The Telephone Book is a sex comedy made in New York in 1971. It concerns Alice, a free-spirited young woman who one day receives an obscene phone call that she declares is the best she ever heard. She sets out on a quest to find the caller and has encounters with different types of perverts like you'd only find in New York before meeting her dream man. This premise could easily have been turned into a grubby porn film but with professional acting, a funny script and a genuinely positive outlook towards sexual adventure, this specimen is far more than that.
The film was written and directed by Nelson Lyon who was a friend of John Belushi's and worked as a writer on Saturday Night Live and he concocted a daffy, light comedy that goes counterculture without being heavy-handed. The cast is full of high-quality actors and includes some surprisingly familiar faces. Jill Clayburgh has a small role which is not too surprising since this was at the start of her career but Roger C. Carmel and Barry Morse, two then familiar character actors, also show up as a couple of the perverts. Morse was most well-known for playing Lt. Gerard on The Fugitive and, after seeing him here playing a porn actor literally covered with naked women, I can never watch that show the same way again.

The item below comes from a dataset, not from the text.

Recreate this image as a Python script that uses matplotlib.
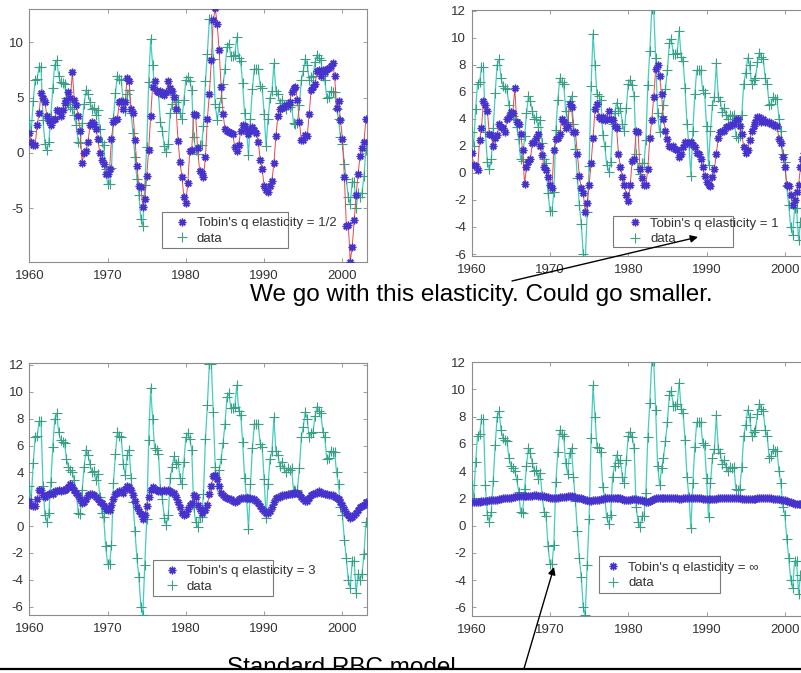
"""Tobin's q elasticity: model vs data, four panels pasted on one slide."""

import matplotlib
import numpy as np

matplotlib.use("Agg")
import matplotlib.pyplot as plt
from matplotlib.lines import Line2D
from matplotlib.patches import FancyArrowPatch, Rectangle

W, H = 801, 673
DPI = 100
FONT = ["Liberation Sans", "DejaVu Sans"]
TICK_SIZE = 9.5
LEGEND_SIZE = 9.5
NOTE_SIZE = 17.5

START_YEAR = 1960

# quarterly, 1960Q1 .. 2003Q1
DATA = [
    3.0, 2.0, 4.7, 6.6,  6.7, 7.8, 7.8, 3.0,  0.8, 0.3, 1.0, 3.3,
    5.9, 8.0, 8.4, 7.0,  6.4, 6.3, 6.2, 5.0,  4.4, 4.2, 4.0, 3.4,
    2.5, 1.0, 0.9, 2.7,  4.4, 5.7, 5.3, 4.6,  4.0, 4.1, 3.4, 3.9,
    2.2, 1.0, 0.7, -1.5,  -2.8, -2.8, -1.4, 3.2,  5.4, 7.0, 6.7, 6.6,
    4.6, 3.8, 5.3, 5.7,  3.6, 1.8, -0.4, -2.4,  -3.8, -6.0, -6.6, -2.9,
    0.5, 6.4, 10.3, 8.0,  5.8, 5.7, 5.4, 2.8,  2.0, 0.6, 0.1, 0.8,
    3.6, 4.4, 5.2, 4.6,  4.8, 3.6, 3.1, 4.8,  6.6, 6.9, 6.5, 5.7,
    1.4, 0.3, -0.1, 0.7,  0.7, 2.4, 6.5, 9.0,  12.1, 12.1, 8.5, 4.4,
    3.0, 4.2, 5.0, 6.2,  7.6, 9.6, 9.9, 8.8,  8.8, 8.9, 10.5, 8.6,
    8.3, 6.3, 3.6, 2.1,  -0.2, 3.1, 5.8, 7.6,  7.6, 7.6, 6.1, 5.9,
    3.5, 0.6, 3.1, 5.0,  5.6, 8.1, 5.6, 5.3,  4.5, 4.8, 4.3, 4.0,
    4.3, 4.2, 4.3, 2.7,  2.6, 2.7, 4.3, 6.6,  7.4, 8.5, 8.0, 6.6,
    6.9, 7.0, 8.2, 8.9,  8.6, 8.4, 7.0, 6.6,  5.0, 5.1, 5.6, 5.5,
    5.5, 4.0, 3.1, 1.4,  0.8, -1.0, -2.4, -4.0,  -4.6, -2.6, -2.6, -5.0,
    -3.6, -4.0, -3.6, -2.1,  0.3,
]

MODEL_HALF = [
    1.8, 1.0, 0.7, 0.7,  2.5, 3.6, 5.4, 5.0,  4.6, 3.3, 2.9, 2.5,
    3.0, 3.1, 3.9, 3.8,  3.3, 3.9, 4.5, 4.8,  5.5, 5.0, 7.3, 4.8,
    4.3, 3.3, 2.0, -0.9,  0.0, 0.2, 1.0, 2.5,  2.8, 2.6, 2.2, 1.3,
    0.0, -0.6, -1.0, -1.9,  -1.9, -1.5, 1.3, 2.8,  3.0, 3.1, 4.6, 4.7,
    4.0, 4.6, 6.8, 6.5,  4.0, 3.6, 1.2, -1.2,  -3.0, -3.1, -4.9, -4.2,
    -2.1, 0.3, 3.3, 6.0,  6.5, 5.6, 5.5, 5.6,  5.3, 5.2, 5.5, 6.5,
    5.9, 5.6, 5.1, 4.0,  1.1, -0.8, -2.2, -4.0,  -4.5, -2.7, 0.2, 0.3,
    3.5, 3.4, 0.4, -1.6,  -1.8, -2.2, -0.4, 3.1,  5.3, 8.4, 12.0, 13.1,
    11.7, 9.3, 6.0, 3.5,  2.2, 2.0, 1.9, 1.8,  1.7, 0.5, 0.2, 0.7,
    2.0, 2.5, 2.4, 2.1,  1.7, 2.0, 2.3, 2.1,  1.8, 1.0, -0.6, -1.5,
    -3.0, -3.4, -3.5, -3.0,  -2.5, -0.9, 1.5, 3.3,  4.0, 4.1, 4.2, 4.3,
    4.3, 4.6, 5.5, 5.9,  6.0, 4.8, 2.8, 1.2,  1.2, 1.6, 1.5, 3.5,
    5.7, 6.0, 6.2, 7.4,  7.5, 7.0, 7.5, 7.3,  7.6, 7.7, 7.9, 8.1,
    7.0, 4.1, 4.7, 3.0,  1.3, -2.2, -6.6, -6.5,  -9.85, -8.5, -6.1, -3.8,
    -1.9, -0.3, 0.4, 1.0,  3.1,
]

MODEL_ONE = [
    1.5, 0.6, 0.5, 0.2,  2.4, 3.3, 5.3, 5.0,  4.6, 2.9, 2.8, 2.0,
    2.6, 2.8, 3.6, 3.4,  3.3, 3.0, 4.0, 4.1,  4.5, 4.4, 6.3, 3.75,
    3.6, 2.9, 1.7, -0.8,  0.4, 0.8, 1.05, 2.2,  2.3, 2.6, 2.9, 2.0,
    1.3, 0.4, 0.2, -0.3,  -0.9, -1.15, 1.7, 2.5,  2.6, 2.9, 4.0, 3.8,
    3.3, 3.5, 5.1, 4.9,  3.0, 3.0, 1.4, -0.2,  -1.15, -1.5, -2.9, -2.25,
    -0.9, 0.7, 2.6, 4.7,  5.1, 4.1, 4.0, 4.1,  3.9, 4.0, 4.6, 4.0,
    3.9, 3.5, 3.3, 1.4,  0.45, -0.3, -0.9, -1.6,  -2.1, -0.9, 0.9, 1.0,
    3.1, 3.0, 0.3, -0.4,  -0.9, -0.9, 0.3, 2.6,  3.9, 5.6, 7.7, 8.0,
    7.2, 5.8, 4.0, 3.1,  2.5, 2.0, 1.9, 2.0,  1.8, 1.7, 1.2, 1.4,
    1.9, 2.3, 2.2, 2.2,  2.3, 2.1, 1.9, 1.5,  1.4, 1.05, 0.45, -0.2,
    -0.65, -0.9, -1.0, -0.3,  0.3, 1.4, 2.6, 3.0,  3.1, 3.1, 3.4, 3.5,
    3.5, 3.6, 3.6, 3.9,  4.0, 3.5, 2.9, 1.9,  1.5, 1.7, 2.4, 3.1,
    3.5, 3.75, 4.1, 4.1,  3.75, 4.0, 3.75, 3.75,  3.75, 3.6, 3.6, 3.5,
    3.5, 2.5, 2.2, 1.2,  0.45, -0.9, -1.0, -1.6,  -2.4, -2.0, -1.4, -0.9,
    0.4, 1.0, 1.5, 2.0,  2.6,
]

MODEL_THREE = [
    1.85, 1.6, 1.5, 1.5,  2.0, 2.7, 2.7, 2.3,  2.2, 2.3, 2.4, 2.5,
    2.4, 2.6, 2.6, 2.7,  2.6, 2.7, 2.7, 2.8,  2.9, 3.1, 2.9, 2.7,
    2.5, 2.3, 2.0, 1.7,  1.8, 2.0, 2.3, 2.4,  2.4, 2.3, 2.2, 2.0,
    1.8, 1.7, 1.5, 1.3,  1.2, 1.2, 1.6, 2.0,  2.4, 2.5, 2.6, 2.6,
    2.5, 2.8, 3.0, 2.9,  2.7, 2.3, 1.9, 1.4,  1.1, 0.9, 0.5, 0.8,
    1.5, 2.2, 2.7, 2.9,  2.8, 2.7, 2.6, 2.6,  2.6, 2.7, 2.6, 2.7,
    2.6, 2.5, 2.5, 2.2,  1.8, 1.4, 1.0, 0.8,  0.9, 1.3, 1.6, 1.7,
    2.3, 2.2, 1.6, 1.3,  1.0, 1.2, 1.2, 1.6,  2.4, 3.0, 3.7, 3.8,
    3.5, 3.0, 2.5, 2.3,  2.2, 2.1, 2.0, 2.0,  1.9, 1.8, 1.9, 2.0,
    2.1, 2.1, 2.1, 2.1,  2.1, 2.1, 2.0, 2.0,  1.9, 1.7, 1.5, 1.3,
    1.1, 1.0, 1.0, 1.1,  1.4, 1.8, 2.1, 2.2,  2.2, 2.3, 2.3, 2.3,
    2.4, 2.4, 2.4, 2.5,  2.5, 2.5, 2.4, 2.2,  2.0, 1.9, 1.9, 2.1,
    2.3, 2.4, 2.5, 2.5,  2.6, 2.5, 2.5, 2.4,  2.4, 2.3, 2.3, 2.3,
    2.2, 2.1, 2.0, 1.8,  1.6, 1.3, 1.0, 0.8,  0.6, 0.7, 0.8, 1.0,
    1.2, 1.4, 1.5, 1.6,  1.8,
]

MODEL_INF = [
    1.7, 1.7, 1.7, 1.75,  1.75, 1.8, 1.8, 1.8,  1.8, 1.85, 1.85, 1.9,
    1.9, 1.9, 1.95, 1.95,  2.0, 2.0, 2.0, 2.05,  2.05, 2.1, 2.1, 2.15,
    2.15, 2.2, 2.2, 2.2,  2.2, 2.2, 2.2, 2.2,  2.25, 2.25, 2.2, 2.2,
    2.2, 2.15, 2.1, 2.1,  2.05, 2.0, 2.0, 2.05,  2.05, 2.1, 2.1, 2.1,
    2.1, 2.15, 2.15, 2.15,  2.1, 2.1, 2.05, 2.0,  2.0, 1.95, 1.9, 1.85,
    1.8, 1.8, 1.85, 1.9,  1.9, 1.9, 1.95, 1.95,  2.0, 2.0, 2.0, 2.0,
    2.05, 2.05, 2.05, 2.0,  2.0, 1.95, 1.9, 1.9,  1.9, 1.9, 1.95, 1.95,
    1.95, 1.9, 1.9, 1.85,  1.8, 1.75, 1.75, 1.8,  1.85, 1.95, 2.0, 2.05,
    2.05, 2.05, 2.05, 2.0,  2.0, 2.0, 2.0, 2.0,  2.0, 2.0, 1.95, 1.95,
    2.0, 2.0, 2.0, 2.0,  2.0, 2.0, 2.0, 2.0,  2.0, 2.0, 1.95, 1.95,
    1.95, 1.95, 1.95, 1.95,  1.95, 1.95, 2.0, 2.0,  2.0, 2.0, 2.0, 2.0,
    2.0, 2.0, 2.0, 2.0,  2.0, 2.0, 1.95, 1.95,  1.95, 1.95, 1.95, 1.95,
    1.95, 1.95, 2.0, 2.0,  2.0, 2.0, 2.0, 2.0,  2.0, 2.0, 1.95, 1.95,
    1.95, 1.95, 1.9, 1.9,  1.85, 1.8, 1.75, 1.7,  1.65, 1.6, 1.6, 1.6,
    1.6, 1.6, 1.65, 1.65,  1.7,
]

MODEL_LABELS = [
    "Tobin's q elasticity = 1/2",
    "Tobin's q elasticity = 1",
    "Tobin's q elasticity = 3",
    "Tobin's q elasticity = \u221e",
]
DATA_LABEL = "data"
X_TICKS = [1960, 1970, 1980, 1990, 2000]

NOTE_TOP = "We go with this elasticity. Could go smaller."
NOTE_BOTTOM = "Standard RBC model..."

# layout, in pixels from the top-left corner of the slide
AXES_PX = [
    (29.3, 9.0, 366.7, 262.0),
    (471.7, 10.0, 809.1, 255.5),
    (29.3, 362.7, 366.7, 615.0),
    (471.7, 361.7, 809.1, 616.0),
]
Y_LIMITS = [(-9.88, 13.03), (-6.11, 12.05), (-6.62, 12.17), (-6.64, 12.04)]
Y_TICKS = [[-5, 0, 5, 10]] + [list(range(-6, 13, 2))] * 3
X_LIMIT = (1960, 2003.1)
# legend box (l, t, r, b), marker x, middle of the two rows
LEGEND_PX = [
    ((162, 212, 288, 248), 181.7, 231.0),
    ((613, 216, 733, 247), 635.0, 231.5),
    ((153, 560, 273, 596), 171.7, 579.0),
    ((599, 556, 720, 593), 613.3, 575.3),
]

DATA_LINE = "#45cdbd"
DATA_MARK = "#3a9f84"
MODEL_LINE = "#e5484d"
MODEL_MARK = "#4632cc"
SPINE = "#8c8c8c"
TEXT = "#333333"


def fx(x):
    return x / W


def fy(y):
    return 1 - y / H


def px_rect(left, top, right, bottom):
    return [fx(left), fy(bottom), (right - left) / W, (bottom - top) / H]


plt.rcParams["font.family"] = FONT
plt.rcParams["axes.unicode_minus"] = False

quarters = START_YEAR + np.arange(len(DATA)) / 4.0
models = [MODEL_HALF, MODEL_ONE, MODEL_THREE, MODEL_INF]

fig = plt.figure(figsize=(W / DPI, H / DPI), dpi=DPI)

for i, model in enumerate(models):
    ax = fig.add_axes(px_rect(*AXES_PX[i]))
    ax.plot(quarters, DATA, color=DATA_LINE, lw=0.9, zorder=2)
    (data_pts,) = ax.plot(
        quarters, DATA, ls="none", marker="+", ms=7, mew=0.8,
        color=DATA_MARK, zorder=3,
    )
    ax.plot(quarters, model, color=MODEL_LINE, lw=0.7, zorder=4)
    (model_pts,) = ax.plot(
        quarters, model, ls="none", marker=(8, 2, 0), ms=5.5, mew=1.0,
        color=MODEL_MARK, zorder=5,
    )

    ax.set_xlim(*X_LIMIT)
    ax.set_ylim(*Y_LIMITS[i])
    ax.set_xticks(X_TICKS)
    ax.set_yticks(Y_TICKS[i])
    ax.tick_params(
        direction="in", length=3, width=0.6, colors=SPINE, labelcolor=TEXT,
        labelsize=TICK_SIZE, top=True, right=True,
    )
    ax.tick_params(axis="x", pad=6)
    ax.tick_params(axis="y", pad=4)
    for spine in ax.spines.values():
        spine.set_color(SPINE)
        spine.set_linewidth(0.8)

    (bl, bt, br, bb), mark_x, rows_mid = LEGEND_PX[i]
    fig.add_artist(Rectangle(
        (fx(bl), fy(bb)), (br - bl) / W, (bb - bt) / H,
        transform=fig.transFigure, facecolor="white", edgecolor="#7a7a7a",
        lw=0.8, zorder=1,
    ))
    fig.legend(
        [model_pts, data_pts], [MODEL_LABELS[i], DATA_LABEL],
        loc="center left", bbox_to_anchor=(fx(mark_x - 6.6), fy(rows_mid)),
        bbox_transform=fig.transFigure, frameon=False, borderpad=0,
        borderaxespad=0, handlelength=1.0, handletextpad=0.65,
        labelspacing=0.25, fontsize=LEGEND_SIZE, labelcolor=TEXT,
    )

fig.text(fx(250), fy(301), NOTE_TOP, fontsize=NOTE_SIZE, ha="left",
         va="baseline", color="black")
fig.text(fx(226.7), fy(674), NOTE_BOTTOM, fontsize=NOTE_SIZE, ha="left",
         va="baseline", color="black", zorder=3)

for (x0, y0), (x1, y1) in [((512, 281), (698, 237)), ((523, 672), (554, 567))]:
    fig.add_artist(FancyArrowPatch(
        (fx(x0), fy(y0)), (fx(x1), fy(y1)), transform=fig.transFigure,
        arrowstyle="-|>", mutation_scale=11, lw=1.0, color="black",
        shrinkA=0, shrinkB=0, zorder=6,
    ))

fig.add_artist(Rectangle((0, 0), 1, fy(670), transform=fig.transFigure,
                         facecolor="white", edgecolor="none", zorder=9))
fig.add_artist(Line2D([0, 1], [fy(669), fy(669)], transform=fig.transFigure,
                      color="black", lw=1.6, zorder=10))

fig.savefig("out.png", dpi=DPI)
plt.close(fig)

|Alice likes what she hears.|
Alice is played by Sarah Kennedy, a bubbly little blonde with a resemblance to the young Goldie Hawn, who later became a Laugh-In cast member. There are also a few Andy Warhol regulars around the periphery like Ondine and Ultra Violet which is no surprise since the film resembles a Warhol movie with real humor added. The caller himself is played by Norman Rose who was the preeminent voiceover artist of his day, known for doing a bunch of commercial gigs and the National Lampoon "Deteriorara" parody. In the last part of the film he shows up at Alice's apartment wearing a pig mask and tells her the story of how he became an obscene phone caller, a long monologue about dropping out of the mainstream that his deep, burnished voice makes compelling. Alice is enraptured and begs him to have sex with her. They do in a fashion but you don't see any actual simluated or real sex. Instead it is illustrated by a wild hardcore animation that's a bizarre cross between R. Crumb, Ralph Bakshi and Hieronymus Bosch.
Looking for information on the internet on this thing I found that this movie wasfar more talked about than seen for many years before someone released a full-blown Blu-Ray DVD version which is the version on Netflix. There is a trailer for the film arounf which which contains praise from Steve Martin among others and it's easy to see that this crazy little oddity could get a cult following if more people were aware of it. It's an amazing little relic of its era that touches on the work of Warhol, William Klein and Terry Southern but has its own distinctive sex-positive sweetness. Lord knows it's far more funny than a lot of better-known satires from that period.